Mehran Jahedi, 20, of Newton, had his case continued without a finding of guilt Tuesday on 12 drug-related charges. Jahedi must perform 300 hours of community service, stay drug- and alcohol-free with random testing and speak to "underprivileged youth" four times a year.

The last condition, said the judge, would allow the defendant to "see how blessed you are" and allow the youths to see that they were not born into a life of drug dealing and can make better choices.

"I wouldn't be sitting here today if someone hadn't given me a second chance," District Court Judge Charles W. Groce III said during the sentencing

Jahedi appeared in the Jury of Six session of Central Berkshire District Court on Tuesday with his attorney, Judith C. Knight, and pleaded to sufficient facts for a finding of guilt to 12 charges, including multiple counts of felony possession with the intent to distribute class B, C and D drugs.

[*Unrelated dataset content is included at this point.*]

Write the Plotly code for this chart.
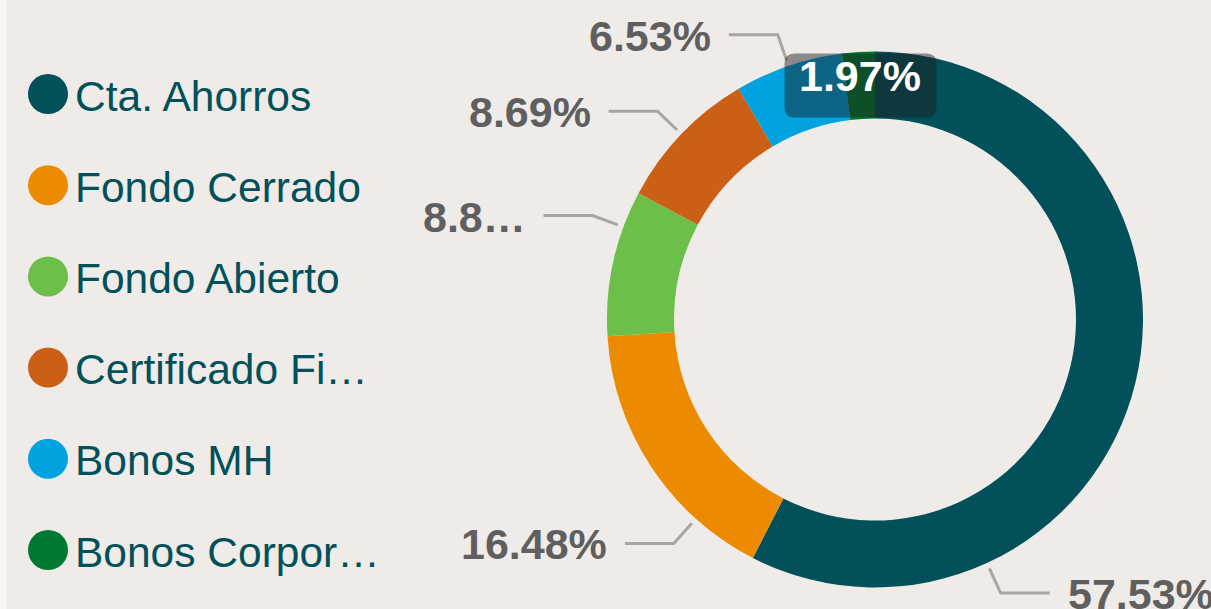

On May 5, 2012, a search by campus security of Jahedi's dorm room at the Great Barrington college turned up LSD, ketamine, amphetamines, hallucinogenic mushrooms, MDMA, mescaline and marijuana, as well as packaging originating from as far away as China, Germany and Poland, police said.

Members of the Berkshire County Drug Task Force took over the investigation and determined Jahedi had been dealing the drugs from his dorm room.

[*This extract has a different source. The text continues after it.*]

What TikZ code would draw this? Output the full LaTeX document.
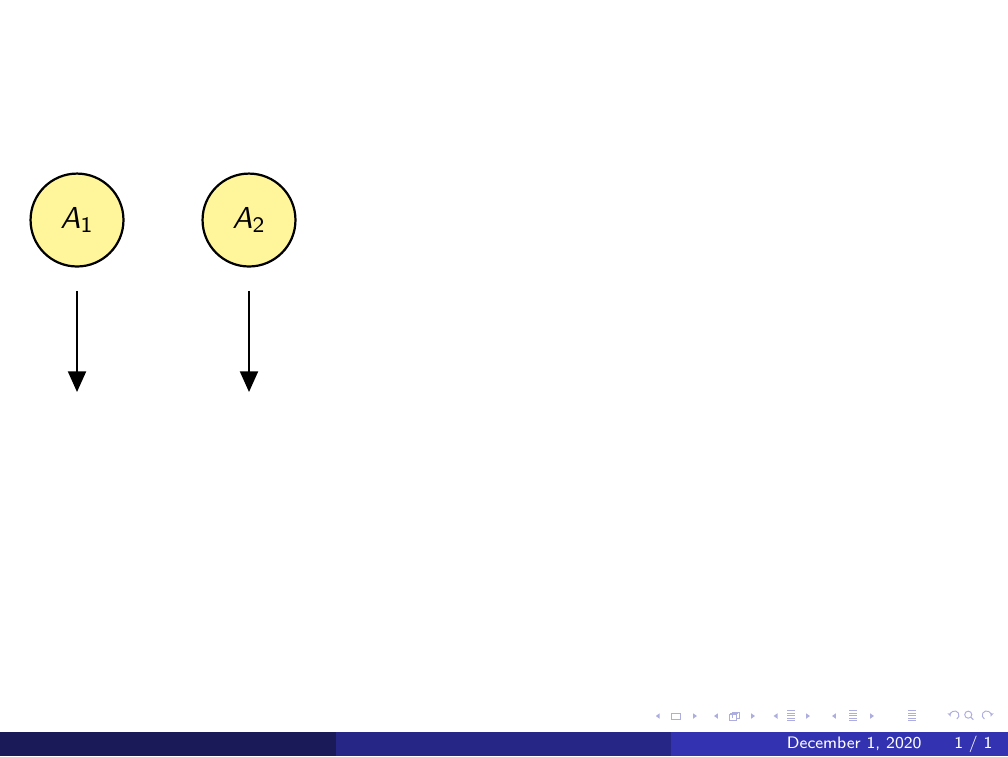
\documentclass[tikz,border=0pt]{standalone}
\usetikzlibrary{arrows.meta}
\DeclareMathAlphabet{\mathsfit}{OT1}{cmss}{m}{sl}
\definecolor{unitfill}{RGB}{255,245,155}
\definecolor{bardark}{RGB}{26,26,89}
\definecolor{barmid}{RGB}{38,38,134}
\definecolor{barlight}{RGB}{51,51,178}
\definecolor{navgrey}{RGB}{173,173,224}
\tikzset{
  unit/.style={circle, draw, thick, fill=unitfill, minimum size=1.18cm, inner sep=0pt, font=\fontsize{11}{13}\selectfont},
  flow/.style={thick, -{Triangle[length=7.5pt,width=6.5pt]}},
  foottext/.style={anchor=base east, inner sep=0pt, text=white, font=\fontsize{6}{7}\selectfont\sffamily},
  navline/.style={navgrey, line width=0.35pt},
}
\begin{document}
\begin{tikzpicture}
	\useasboundingbox (0,0) rectangle (12.8,9.6);
	% units and their outputs
	\node[unit] (a1) at (0.978,6.806) {$\mathsfit{A}_{\mathsf{1}}$};
	\node[unit] (a2) at (3.162,6.806) {$\mathsfit{A}_{\mathsf{2}}$};
	\coordinate (top1) at (0.978,5.905);
	\coordinate (bot1) at (0.978,4.622);
	\coordinate (top2) at (3.162,5.905);
	\coordinate (bot2) at (3.162,4.622);
	\draw[flow] (top1) -- (bot1);
	\draw[flow] (top2) -- (bot2);
	% footline
	\fill[bardark] (0,0) rectangle (4.267,0.305);
	\fill[barmid] (4.267,0) rectangle (8.52,0.305);
	\fill[barlight] (8.52,0) rectangle (12.8,0.305);
	\node[foottext] (date) at (11.708,0.095) {December 1, 2020};
	\node[foottext] (page) at (12.61,0.095) {1 / 1};
	% navigation symbols
	\foreach \x in {8.352, 9.092, 9.848, 10.590}
		\fill[navgrey] (\x+0.025,0.473) -- (\x-0.025,0.508) -- (\x+0.025,0.543) -- cycle;
	\foreach \x in {8.825, 9.562, 10.260, 11.073}
		\fill[navgrey] (\x-0.025,0.473) -- (\x+0.025,0.508) -- (\x-0.025,0.543) -- cycle;
	\draw[navline] (8.527,0.46) rectangle (8.641,0.546);
	\draw[navline] (9.265,0.45) rectangle (9.355,0.53);
	\draw[navline] (9.295,0.48) -- (9.295,0.555) -- (9.385,0.555) -- (9.385,0.48) -- (9.355,0.48);
	\draw[navline] (9.28,0.53) -- (9.28,0.545) -- (9.37,0.545) -- (9.37,0.53);
	\foreach \x in {10.044, 10.832, 11.581} {
		\foreach \y in {0.445, 0.478, 0.511, 0.544, 0.577}
			\draw[navline] (\x-0.045,\y) -- (\x+0.045,\y);
	}
	\draw[navline, -{Stealth[length=1.6pt]}] (12.15,0.47) arc (-60:200:0.055);
	\draw[navline] (12.295,0.525) circle (0.045);
	\draw[navline] (12.327,0.493) -- (12.36,0.46);
	\draw[navline, -{Stealth[length=1.6pt]}] (12.50,0.47) arc (240:-20:0.055);
\end{tikzpicture}
\end{document}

Investigators located more than $1,400 in cash and found receipts showing Jahedi's bank account at one point had more than $4,000 in it -- money "used to fund Jahedi's drug distribution network," police said.

Jahedi, according to his lawyer, was forthcoming with the college's dean as well as the police.

Knight said her client began at the school then known for its pervasive drug atmosphere as a 17-year-old who had lived a sheltered life.

An older student known only as "Max" -- who was never charged in the case -- introduced Jahedi to this life, she said. Jahedi helped the older student and soon found scouring the so-called darknet or deep web, a private network where connections are made only between trusted peers, to be "intellectually interesting."

She said Jahedi was "extremely bright" but also easily duped, calling him a "fall guy" for the older student, but admitted her client is "not blameless."

She argued not all the money was tied to drug dealing.

Jahedi was expelled from the college, she said, but is now attending the Boston Architectural College and making good grades.

Both she and the prosecutor said Jahedi did not have a prior record or any interaction with the criminal justice system before these charges. But Assistant Berkshire District Attorney Daniel Hespeler felt Jahedi's behavior warranted jail time.

"The defendant is a drug dealer. He was dealing a wide variety of drugs selling whatever people wanted. That's what he did," Hespeler told the court Tuesday. He asked that Jahedi serve one year of a two-year jail sentence with the rest of the jail time suspended for two years, during which time the defendant would be on probation.

Groce said it didn't matter whether the defendant was "a player or got played;" Jahedi knew "it was wrong." The judge said it appeared the defendant was involved in an "international drug dealing business" with a "scope that is staggering."

Groce told Jahedi "to whom much is given, much is expected" and pointed out that there were many others in the same position as Jahedi -- facing drug charges -- who had not been given the same chances in life that he was so fortunate to have.

In the end, the judge continued all 12 charges without a finding of guilt, meaning if Jahedi stays out of trouble for three years and abides by all the conditions, his charges will be dismissed. Jahedi was also ordered to forfeit close to $1,500, which police said was money that stemmed from drug dealing.